I think better consequences will obtain if humans follow the rule of never using safety as the reason for contributing to such an extinction/takeover-causing project unless the bar of “has a mechanistic plan for preventing the project from causing an extinction event” is met.
And, again, I think it’s important in that case to have personal eject-buttons, such as some friends who check in with you to ask things like “Do you still believe in this plan?” and if they think there’s not a good reason, you’ve agreed that any two of them can fire you.
(As a small note of nuance, barring Fermi and one or two others, almost nobody involved had thought of a plausible mechanism by which the atomic bomb would be an extinction risk, so I think there’s less reason to keep to that rule in that case.)
I disagree that the point about the scientists not realizing nuclear weapons would likely become an existential risk changes what I see as the correct choice to make. I think that, knowing that I was a scientist in the USA and I had either the choice to help the US government build nuclear weapons and thus set the world up for a tense, potentially existential, détente between the US’s enemies (Nazis and/or communists and/or others), or… not help. Still seems clearly correct to me to help, since I think a dangerous détente is a better option than only the Nazis or only Stalin having nuclear weapons.
In the current context, I do think there is important strategic game theory overlap with those times, since it seems likely that AI (whether AGI or not) will potentially disrupt the long-standing nuclear détente in the next few years. I expect that whichever government controls the strongest AI in five years from now, if not sooner, will also be nearly immune to long-range missile attacks, conventional military threats, and bioweapons, but able to deploy those things (or a wide range of other coercive technologies) at will against other nations.

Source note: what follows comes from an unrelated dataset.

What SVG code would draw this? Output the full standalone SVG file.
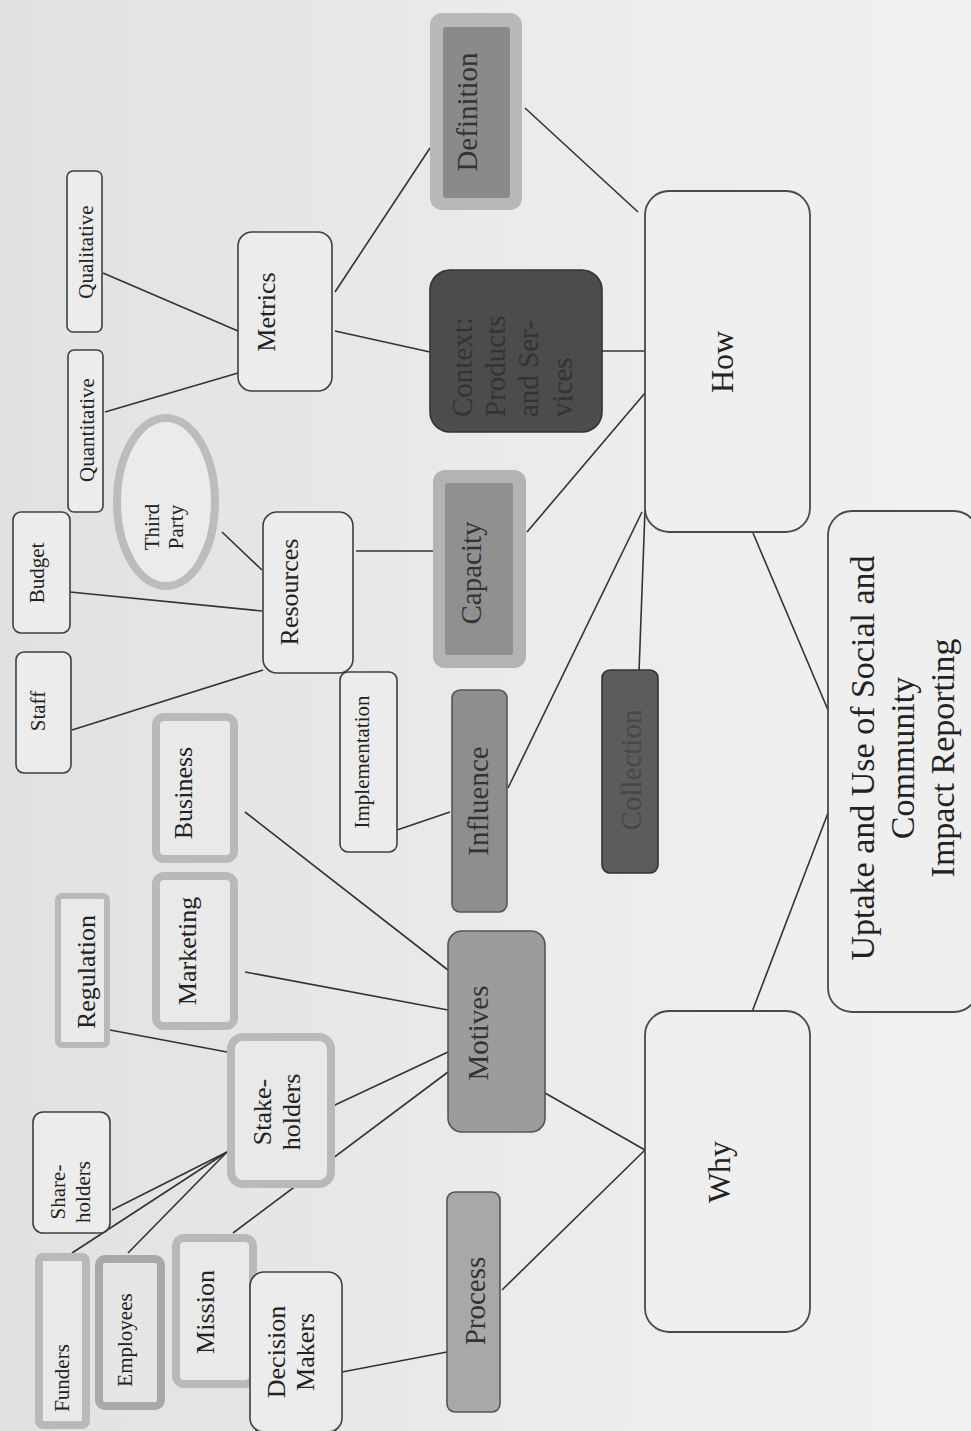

Point of clarification: I didn’t mean that there should be a rule against helping one’s country race to develop nukes, the argument I’m making is that humans should have a rule against helping one’s country race to develop nukes that one expects by-default to (say) ignite the atmosphere and kill everyone and for which there is no known countermeasure.
[Note to reader: I wrote this comment in response to an earlier and much shorter version of the parent comment.]

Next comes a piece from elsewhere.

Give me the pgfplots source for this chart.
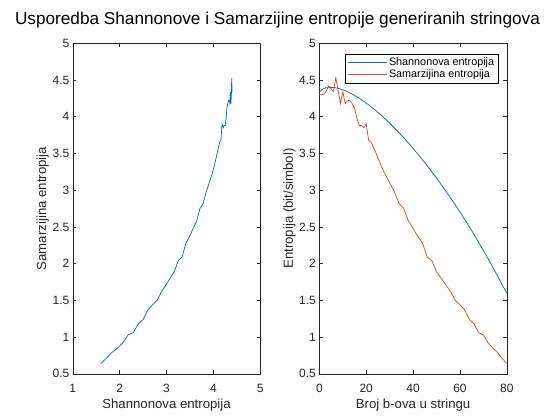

Thanks! I’m glad you found it interesting to read.
I considered that counterfactual, but didn’t think it was a good argument. I think there’s a world of difference between a team that has a mechanistic story for how they can prevent the doomsday device from killing everyone, and a team that is merely “looking for such a way” and “occasionally finding little nuggets of insight”. The latter such team is still contributing its efforts and goodwill and endorsement to a project set to end the world in exchange for riches and glory.
I think better consequences will obtain if humans follow the rule of never using safety as the reason for contributing to such an extinction/takeover-causing project unless the bar of “has a mechanistic plan for preventing the project from causing an extinction event” is met.
And, again, I think it’s important in that case to have personal eject-buttons, such as some friends who check in with you to ask things like “Do you still believe in this plan?” and if they think there’s not a good reason, you’ve agreed that any two of them can fire you.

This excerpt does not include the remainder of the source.